The ECB Project has engaged with this theme through the development of reports, tools and inter-agency activities. Some of these include the Good Enough Guide, Joint Evaluations and Joint Needs Assessments. The Project also works with partners in Quality and Accountability Initiatives including ALNAP, Humanitarian Accountability Partnership International, People in Aid and the Sphere Project. The Department for International Development is funding a new specialist Good Enough Guide to Impact Measurement, which will be most useful for rapid-onset natural disasters. This guide is being developed in partnership with the University of East Anglia.

=== Staff Capacity ===
The Staff Capacity theme of the Project encompasses several sub-themes, all of which are aimed at increasing staff capacity to respond to humanitarian emergencies and engage in disaster preparedness at the national level. The ECB Project is working with the Consortium of British Humanitarian Agencies (CBHA) to support the implementation of their Humanitarian Staff Development Project and two core programs designed to build staff capacity at the national level: the Humanitarian Management & Leadership Skills Development Programme, and the Humanitarian Core Skills Development Programme. In addition, the ECB Project published recent findings on addressing the challenges of staff retention with a case study of the Horn of Africa in partnership with People in Aid.

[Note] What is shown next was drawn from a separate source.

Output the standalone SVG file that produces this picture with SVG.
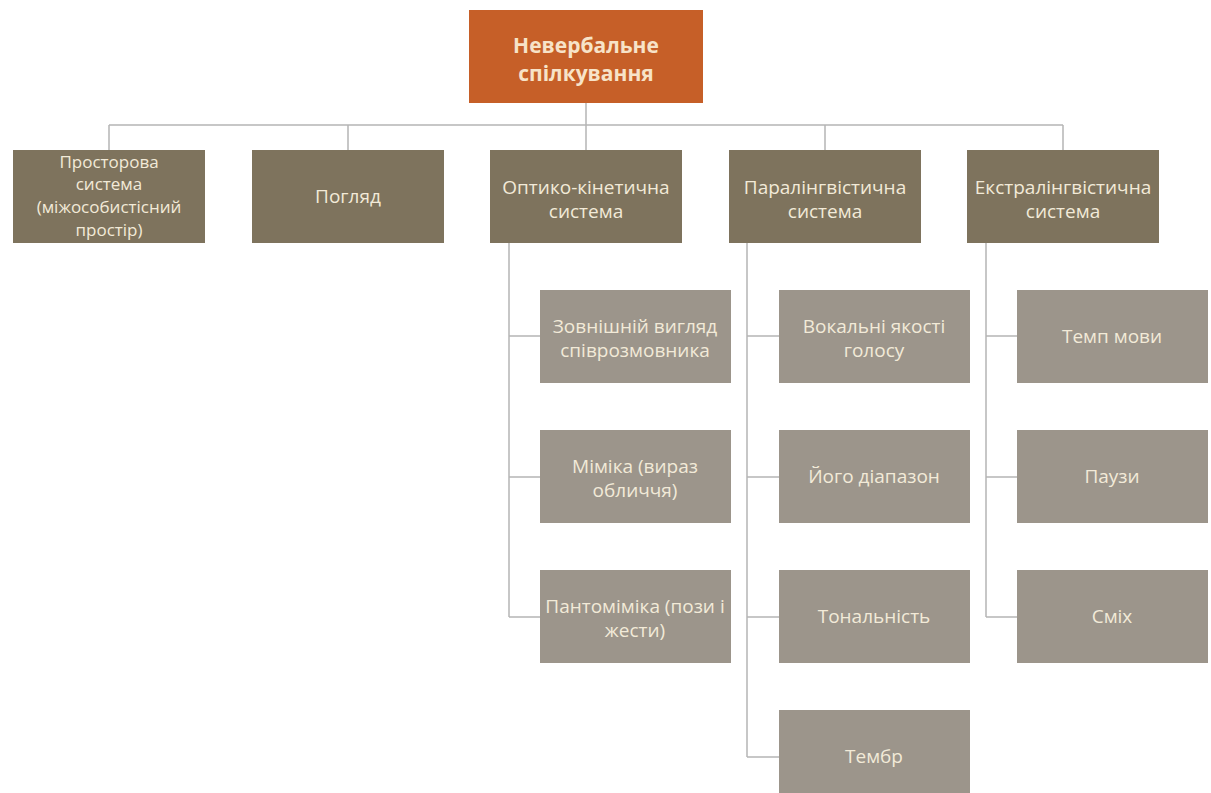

=== Disaster risk reduction ===
The ECB Project website describes disaster risk reduction (DRR) as "the process by which disaster risks and vulnerabilities are identified, analyzed, and minimized to avoid or limit the adverse impacts of hazards". UNISDR (2007) defines DRR as "the concept and practice of reducing disaster risks through systematic efforts to analyze and manage the causal factors of disasters, including through reduced exposure to hazards, lessened vulnerability of people and property, wise management of land and the environment, and improved preparedness for adverse events". DRR encompasses early warning and prevention systems, disaster preparedness, and disaster risk management, and can take the form of disaster risk tracking systems and training of nationals in disaster preparedness. The ECB Project consortia have developed programs designed to raise awareness of disaster risk reduction as well as improve capacity in DRR at the local level. Toward Resilience: A Guide to Disaster Risk Reduction and Climate Change Adaptation was developed by a specialist committee within the ECB Project.

== Partnerships and networks ==
The ECB Project works with several partners and networks in the sector, sharing learning, and drawing on the work of various organizations. Some of these partners include ALNAP, Sphere Project, Consortium of British Humanitarian Agencies, Humanitarian Accountability Partnership International, People in Aid, Humanitarian Practice Network and the Inter-Agency Working Group.

The Project partners have collaborated to publish papers with the Humanitarian Practice Network, which include "Getting better results from partnership working", and "NGO–government partnerships for disaster preparedness in Bangladesh".

== Working with the United Nations (UN) ==
ECB Project teams have collaborated extensively with several UN institutions including UNOCHA, UNISDR, UNICEF, WFP, and UNDP. ECB stakeholders have supported the work of the Inter-Agency Standing Committee (IASC) including presentations during the 2011 Global Platform on Disaster Risk Reduction and planned further work together on activities including joint simulations. In May 2011 the ECB Project worked with the IASC to contribute to a paper entitled "Preparedness: Saves Time, Money and Lives".